• _Input records_:
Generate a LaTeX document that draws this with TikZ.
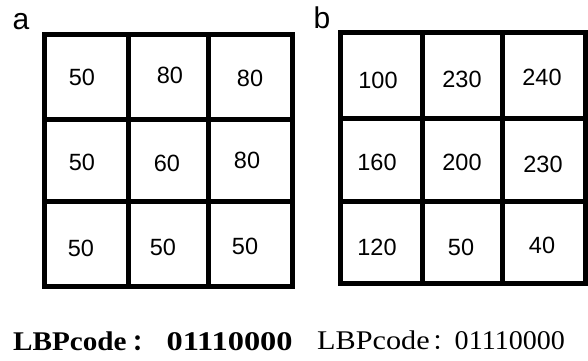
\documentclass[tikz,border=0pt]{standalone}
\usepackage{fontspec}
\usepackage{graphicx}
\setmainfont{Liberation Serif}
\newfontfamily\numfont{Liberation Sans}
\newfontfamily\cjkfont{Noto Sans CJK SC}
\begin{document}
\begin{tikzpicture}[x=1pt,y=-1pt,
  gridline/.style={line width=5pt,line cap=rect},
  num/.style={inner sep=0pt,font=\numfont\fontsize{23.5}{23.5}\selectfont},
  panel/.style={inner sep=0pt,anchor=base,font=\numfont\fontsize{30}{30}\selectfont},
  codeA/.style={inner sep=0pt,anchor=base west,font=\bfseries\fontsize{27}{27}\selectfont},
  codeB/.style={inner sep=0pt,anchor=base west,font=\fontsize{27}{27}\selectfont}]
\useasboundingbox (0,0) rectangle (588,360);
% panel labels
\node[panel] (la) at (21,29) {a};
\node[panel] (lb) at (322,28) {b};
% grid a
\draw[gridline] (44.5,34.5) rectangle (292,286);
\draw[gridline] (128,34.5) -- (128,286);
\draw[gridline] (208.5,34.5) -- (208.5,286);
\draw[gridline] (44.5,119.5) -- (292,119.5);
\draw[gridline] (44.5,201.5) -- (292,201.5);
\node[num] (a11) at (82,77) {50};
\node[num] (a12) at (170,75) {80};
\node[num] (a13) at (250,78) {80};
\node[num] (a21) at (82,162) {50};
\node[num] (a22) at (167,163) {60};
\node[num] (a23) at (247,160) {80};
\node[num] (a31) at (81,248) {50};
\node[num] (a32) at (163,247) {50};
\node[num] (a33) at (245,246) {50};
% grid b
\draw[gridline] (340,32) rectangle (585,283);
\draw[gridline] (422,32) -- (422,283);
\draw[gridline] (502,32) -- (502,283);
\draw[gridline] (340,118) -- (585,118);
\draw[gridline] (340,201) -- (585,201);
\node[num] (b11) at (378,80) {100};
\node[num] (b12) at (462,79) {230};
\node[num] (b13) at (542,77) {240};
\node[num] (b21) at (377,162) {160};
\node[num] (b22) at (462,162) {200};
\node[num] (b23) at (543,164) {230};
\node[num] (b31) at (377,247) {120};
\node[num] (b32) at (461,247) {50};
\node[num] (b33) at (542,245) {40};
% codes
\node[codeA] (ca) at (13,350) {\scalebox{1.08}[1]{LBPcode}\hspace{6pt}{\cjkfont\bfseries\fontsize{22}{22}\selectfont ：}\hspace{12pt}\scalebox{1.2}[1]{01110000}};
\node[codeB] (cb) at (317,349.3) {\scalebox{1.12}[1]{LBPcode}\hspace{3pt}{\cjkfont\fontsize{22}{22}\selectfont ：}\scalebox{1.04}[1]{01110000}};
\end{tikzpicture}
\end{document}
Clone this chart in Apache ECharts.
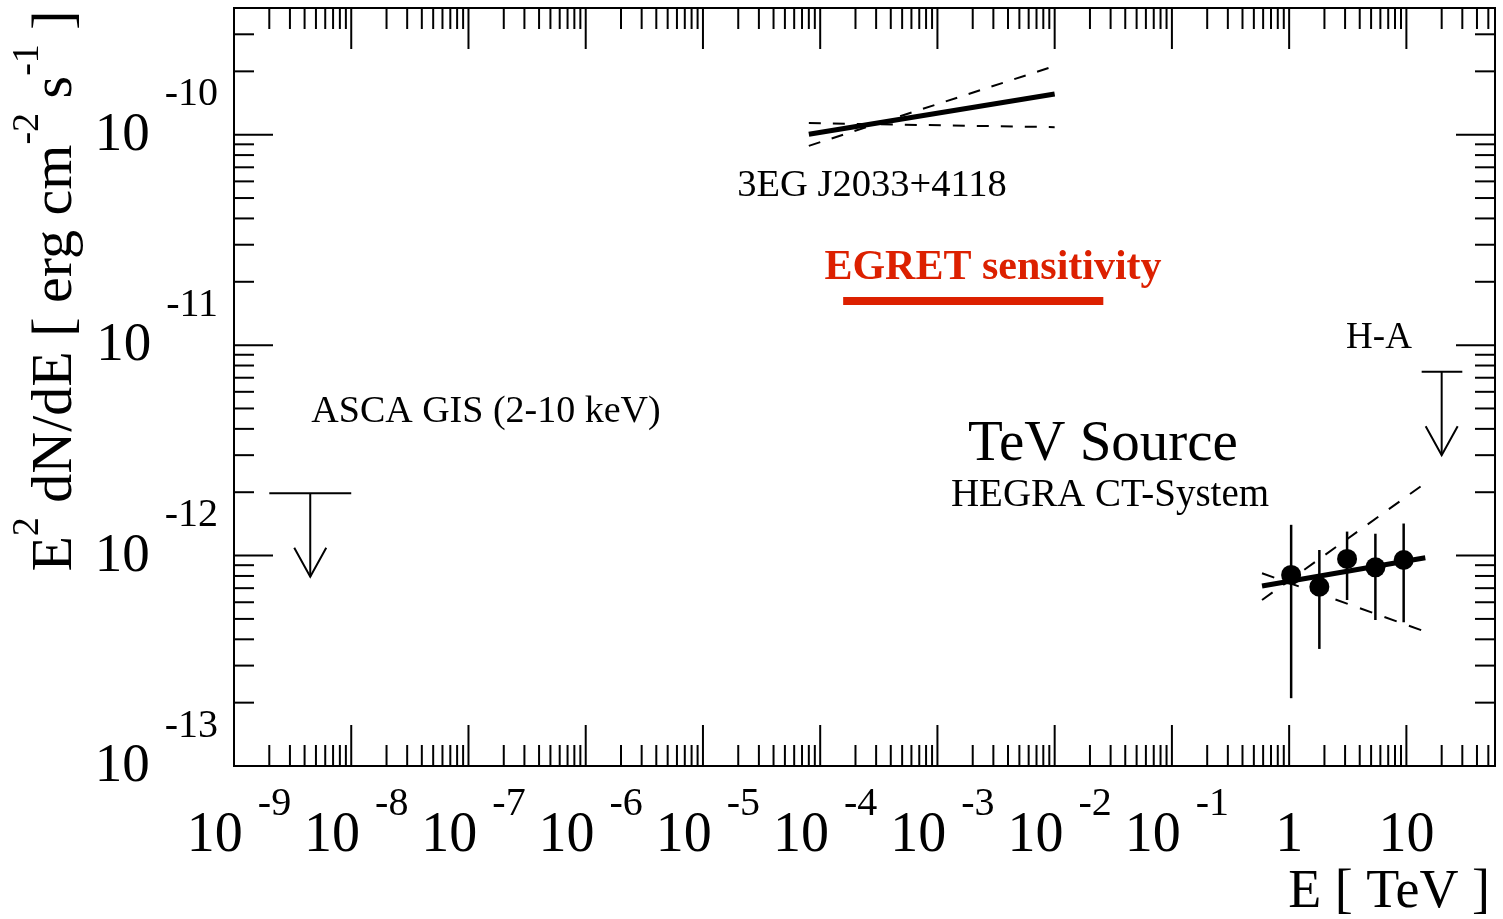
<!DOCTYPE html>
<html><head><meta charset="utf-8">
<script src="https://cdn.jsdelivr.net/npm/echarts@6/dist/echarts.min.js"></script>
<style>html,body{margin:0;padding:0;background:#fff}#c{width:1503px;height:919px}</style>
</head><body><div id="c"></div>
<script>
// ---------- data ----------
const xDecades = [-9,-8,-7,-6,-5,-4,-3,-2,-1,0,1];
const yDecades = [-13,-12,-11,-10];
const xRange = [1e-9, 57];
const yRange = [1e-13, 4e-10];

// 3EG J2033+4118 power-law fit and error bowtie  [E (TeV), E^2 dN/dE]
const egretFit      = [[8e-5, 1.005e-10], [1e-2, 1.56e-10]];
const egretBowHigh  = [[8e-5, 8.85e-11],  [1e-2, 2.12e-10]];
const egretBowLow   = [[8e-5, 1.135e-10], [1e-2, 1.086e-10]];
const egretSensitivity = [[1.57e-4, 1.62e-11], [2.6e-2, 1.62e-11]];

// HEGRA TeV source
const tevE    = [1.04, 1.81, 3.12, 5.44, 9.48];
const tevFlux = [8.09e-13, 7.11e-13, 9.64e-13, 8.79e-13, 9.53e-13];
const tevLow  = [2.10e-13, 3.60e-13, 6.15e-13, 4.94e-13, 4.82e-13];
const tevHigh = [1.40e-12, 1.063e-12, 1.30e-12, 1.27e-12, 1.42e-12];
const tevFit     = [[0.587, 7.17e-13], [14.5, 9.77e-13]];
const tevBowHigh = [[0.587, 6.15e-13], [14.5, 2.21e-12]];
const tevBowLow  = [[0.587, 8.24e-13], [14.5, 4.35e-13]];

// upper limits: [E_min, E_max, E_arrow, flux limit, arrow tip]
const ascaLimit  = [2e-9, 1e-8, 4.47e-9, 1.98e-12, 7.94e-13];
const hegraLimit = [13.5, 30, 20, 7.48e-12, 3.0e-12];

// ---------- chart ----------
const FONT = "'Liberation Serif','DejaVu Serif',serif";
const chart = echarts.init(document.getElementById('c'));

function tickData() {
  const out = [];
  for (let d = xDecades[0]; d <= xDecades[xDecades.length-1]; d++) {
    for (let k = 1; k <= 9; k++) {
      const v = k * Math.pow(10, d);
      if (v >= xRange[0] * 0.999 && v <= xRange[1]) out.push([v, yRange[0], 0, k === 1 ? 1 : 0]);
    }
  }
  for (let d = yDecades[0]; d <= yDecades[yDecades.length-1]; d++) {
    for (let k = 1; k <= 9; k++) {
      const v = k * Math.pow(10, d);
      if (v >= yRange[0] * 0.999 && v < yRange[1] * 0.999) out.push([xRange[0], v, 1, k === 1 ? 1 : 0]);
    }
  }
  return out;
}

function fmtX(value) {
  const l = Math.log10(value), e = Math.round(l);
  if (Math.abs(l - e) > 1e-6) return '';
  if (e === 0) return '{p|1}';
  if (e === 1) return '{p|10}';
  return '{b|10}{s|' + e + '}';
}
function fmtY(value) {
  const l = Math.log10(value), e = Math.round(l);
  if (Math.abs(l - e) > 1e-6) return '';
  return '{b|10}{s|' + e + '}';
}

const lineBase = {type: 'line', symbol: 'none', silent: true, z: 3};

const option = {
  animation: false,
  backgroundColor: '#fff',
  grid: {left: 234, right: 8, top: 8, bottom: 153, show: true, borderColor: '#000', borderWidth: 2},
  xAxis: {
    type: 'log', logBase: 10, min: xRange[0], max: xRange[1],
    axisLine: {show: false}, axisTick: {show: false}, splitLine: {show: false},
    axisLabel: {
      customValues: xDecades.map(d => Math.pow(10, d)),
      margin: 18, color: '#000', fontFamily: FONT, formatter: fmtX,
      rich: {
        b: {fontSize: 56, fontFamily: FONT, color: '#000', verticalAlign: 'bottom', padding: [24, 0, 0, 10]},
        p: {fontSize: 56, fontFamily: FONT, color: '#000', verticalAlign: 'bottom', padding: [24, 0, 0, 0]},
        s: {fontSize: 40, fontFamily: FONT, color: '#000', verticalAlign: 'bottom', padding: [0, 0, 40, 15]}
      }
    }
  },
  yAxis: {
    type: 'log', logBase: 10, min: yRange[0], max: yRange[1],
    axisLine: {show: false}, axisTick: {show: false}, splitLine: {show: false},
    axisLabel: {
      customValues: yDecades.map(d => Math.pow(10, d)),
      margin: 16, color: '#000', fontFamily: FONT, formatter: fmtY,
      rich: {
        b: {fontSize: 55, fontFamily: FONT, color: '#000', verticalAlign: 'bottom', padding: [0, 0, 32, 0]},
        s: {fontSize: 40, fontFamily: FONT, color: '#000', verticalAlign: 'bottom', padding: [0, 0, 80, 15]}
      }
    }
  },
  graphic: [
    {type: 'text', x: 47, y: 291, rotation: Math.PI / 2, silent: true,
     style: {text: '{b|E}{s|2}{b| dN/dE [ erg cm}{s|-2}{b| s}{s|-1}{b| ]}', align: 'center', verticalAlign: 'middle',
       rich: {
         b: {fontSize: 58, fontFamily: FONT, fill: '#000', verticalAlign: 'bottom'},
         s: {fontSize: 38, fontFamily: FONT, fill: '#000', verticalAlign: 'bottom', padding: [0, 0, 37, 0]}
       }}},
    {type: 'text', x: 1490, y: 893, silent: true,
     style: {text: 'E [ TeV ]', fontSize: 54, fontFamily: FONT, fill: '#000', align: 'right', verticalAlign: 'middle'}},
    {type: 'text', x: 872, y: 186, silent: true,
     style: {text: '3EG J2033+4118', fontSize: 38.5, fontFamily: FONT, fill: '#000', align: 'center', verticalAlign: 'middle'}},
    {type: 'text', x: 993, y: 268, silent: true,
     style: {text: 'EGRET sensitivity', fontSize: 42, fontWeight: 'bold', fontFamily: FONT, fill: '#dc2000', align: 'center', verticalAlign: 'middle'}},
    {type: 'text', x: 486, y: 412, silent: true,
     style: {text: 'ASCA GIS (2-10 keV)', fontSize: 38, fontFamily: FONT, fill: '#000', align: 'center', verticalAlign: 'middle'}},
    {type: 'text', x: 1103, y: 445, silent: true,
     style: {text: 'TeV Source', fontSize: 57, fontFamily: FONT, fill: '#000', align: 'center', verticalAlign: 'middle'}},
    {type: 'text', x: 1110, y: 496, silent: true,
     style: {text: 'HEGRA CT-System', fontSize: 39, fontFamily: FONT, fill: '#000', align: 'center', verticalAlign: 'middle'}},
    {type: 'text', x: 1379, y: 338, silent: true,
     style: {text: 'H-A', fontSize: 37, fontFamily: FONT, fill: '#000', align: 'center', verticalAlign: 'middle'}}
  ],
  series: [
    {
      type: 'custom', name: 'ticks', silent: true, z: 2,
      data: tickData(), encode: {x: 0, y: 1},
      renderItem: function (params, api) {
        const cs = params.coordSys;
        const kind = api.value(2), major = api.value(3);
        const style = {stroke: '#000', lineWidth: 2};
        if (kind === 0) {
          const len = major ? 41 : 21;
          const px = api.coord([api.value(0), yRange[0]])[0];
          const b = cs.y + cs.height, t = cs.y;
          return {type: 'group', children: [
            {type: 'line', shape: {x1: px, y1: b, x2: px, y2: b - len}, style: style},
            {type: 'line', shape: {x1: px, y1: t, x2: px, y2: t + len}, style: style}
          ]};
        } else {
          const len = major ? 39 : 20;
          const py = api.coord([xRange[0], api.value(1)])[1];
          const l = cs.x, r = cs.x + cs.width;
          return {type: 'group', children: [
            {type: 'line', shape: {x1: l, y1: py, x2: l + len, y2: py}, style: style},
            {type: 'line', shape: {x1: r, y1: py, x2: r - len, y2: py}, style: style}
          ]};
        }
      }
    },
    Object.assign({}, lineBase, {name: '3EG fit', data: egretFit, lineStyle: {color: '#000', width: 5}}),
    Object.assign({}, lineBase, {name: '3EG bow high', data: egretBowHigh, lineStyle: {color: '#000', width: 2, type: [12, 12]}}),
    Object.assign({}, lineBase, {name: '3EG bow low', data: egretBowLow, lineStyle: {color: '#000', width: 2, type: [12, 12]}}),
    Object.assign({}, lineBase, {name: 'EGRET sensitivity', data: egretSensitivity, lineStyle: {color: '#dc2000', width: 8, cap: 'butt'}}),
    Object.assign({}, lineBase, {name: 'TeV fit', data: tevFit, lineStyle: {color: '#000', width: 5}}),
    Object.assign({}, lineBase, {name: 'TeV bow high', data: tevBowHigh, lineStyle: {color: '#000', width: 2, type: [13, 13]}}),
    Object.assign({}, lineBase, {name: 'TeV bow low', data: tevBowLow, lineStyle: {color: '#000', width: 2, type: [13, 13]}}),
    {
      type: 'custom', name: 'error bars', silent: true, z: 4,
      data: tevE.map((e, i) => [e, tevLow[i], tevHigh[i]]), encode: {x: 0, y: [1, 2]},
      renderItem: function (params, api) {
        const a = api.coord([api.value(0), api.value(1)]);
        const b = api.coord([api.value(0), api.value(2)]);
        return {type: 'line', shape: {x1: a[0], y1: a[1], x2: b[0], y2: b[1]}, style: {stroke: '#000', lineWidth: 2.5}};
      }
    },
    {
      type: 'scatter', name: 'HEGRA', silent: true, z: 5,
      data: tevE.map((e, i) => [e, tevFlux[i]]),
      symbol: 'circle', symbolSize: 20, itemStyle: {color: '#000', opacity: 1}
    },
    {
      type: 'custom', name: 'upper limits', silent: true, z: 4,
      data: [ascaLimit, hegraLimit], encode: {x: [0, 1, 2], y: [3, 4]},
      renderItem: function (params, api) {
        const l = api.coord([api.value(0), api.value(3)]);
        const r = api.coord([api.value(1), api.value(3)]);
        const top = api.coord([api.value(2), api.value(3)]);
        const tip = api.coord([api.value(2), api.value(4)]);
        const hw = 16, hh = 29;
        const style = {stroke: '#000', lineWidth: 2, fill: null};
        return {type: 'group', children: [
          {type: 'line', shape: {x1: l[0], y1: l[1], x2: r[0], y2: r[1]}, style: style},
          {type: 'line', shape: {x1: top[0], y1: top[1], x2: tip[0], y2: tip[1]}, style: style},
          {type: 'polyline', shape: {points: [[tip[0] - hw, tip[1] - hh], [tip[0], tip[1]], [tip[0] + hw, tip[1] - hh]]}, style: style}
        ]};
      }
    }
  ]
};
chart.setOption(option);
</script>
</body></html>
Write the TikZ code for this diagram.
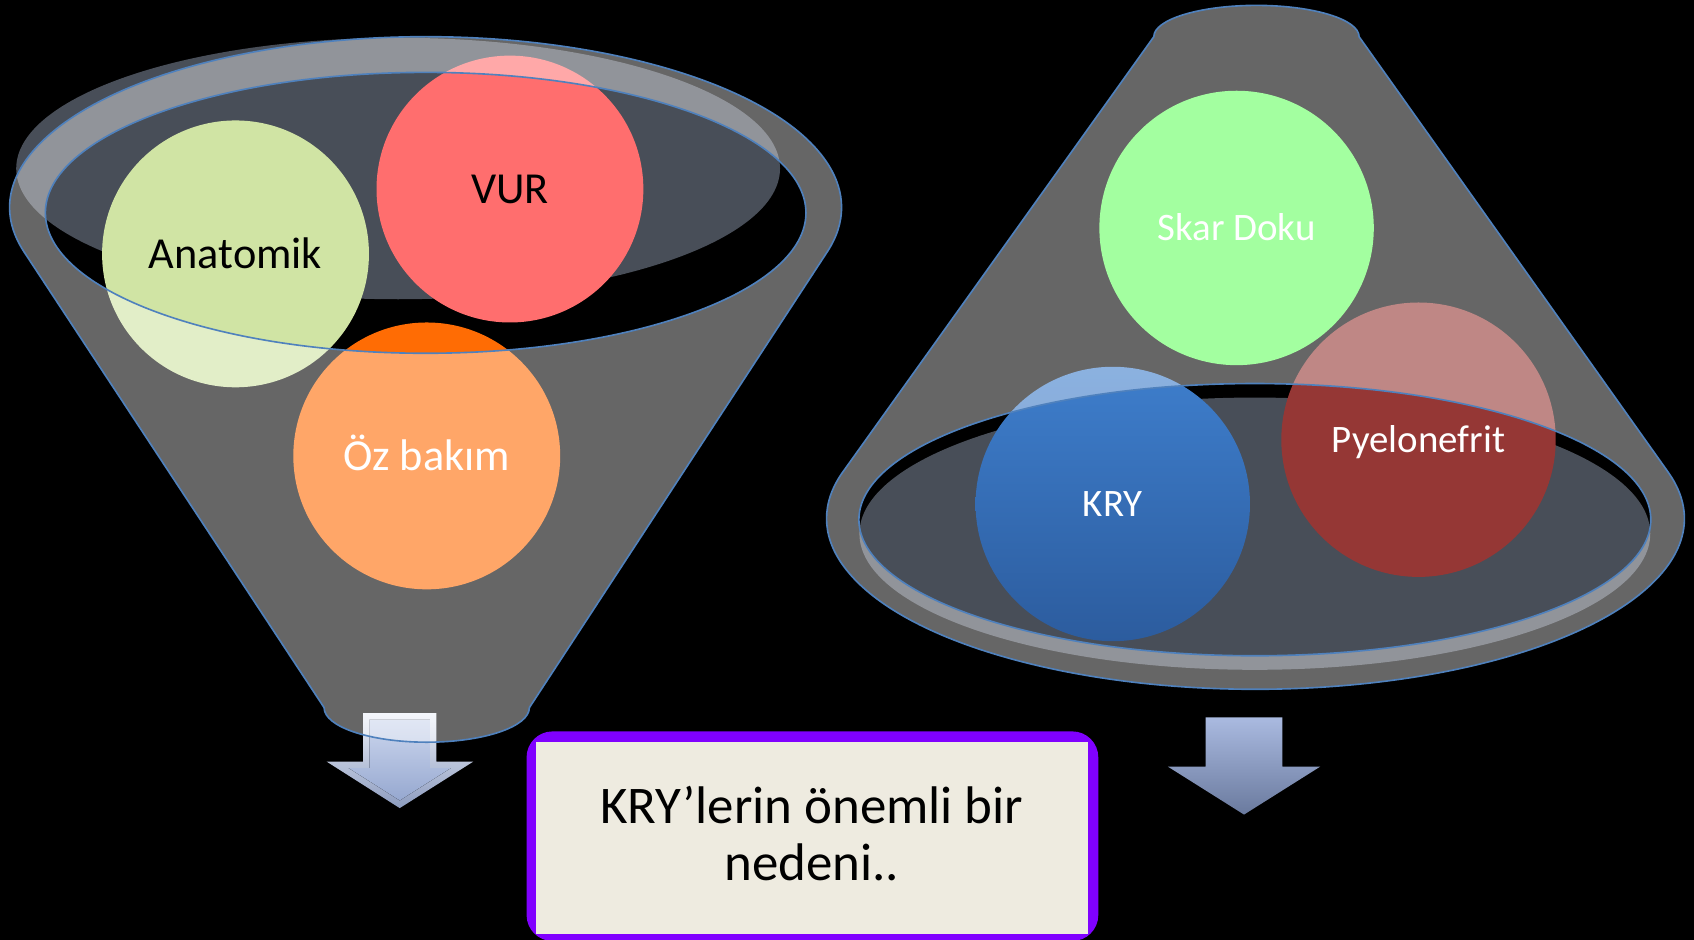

• _Aim_: Leave out the pictures and quote exactly the lines from the one where "Clone this chart in Apache ECharts." appears to the one where "const yRange = [1e-13, 4e-10];" appears, both ends counted.

• _Result below_:
Clone this chart in Apache ECharts.
<!DOCTYPE html>
<html><head><meta charset="utf-8">
<script src="https://cdn.jsdelivr.net/npm/echarts@6/dist/echarts.min.js"></script>
<style>html,body{margin:0;padding:0;background:#fff}#c{width:1503px;height:919px}</style>
</head><body><div id="c"></div>
<script>
// ---------- data ----------
const xDecades = [-9,-8,-7,-6,-5,-4,-3,-2,-1,0,1];
const yDecades = [-13,-12,-11,-10];
const xRange = [1e-9, 57];
const yRange = [1e-13, 4e-10];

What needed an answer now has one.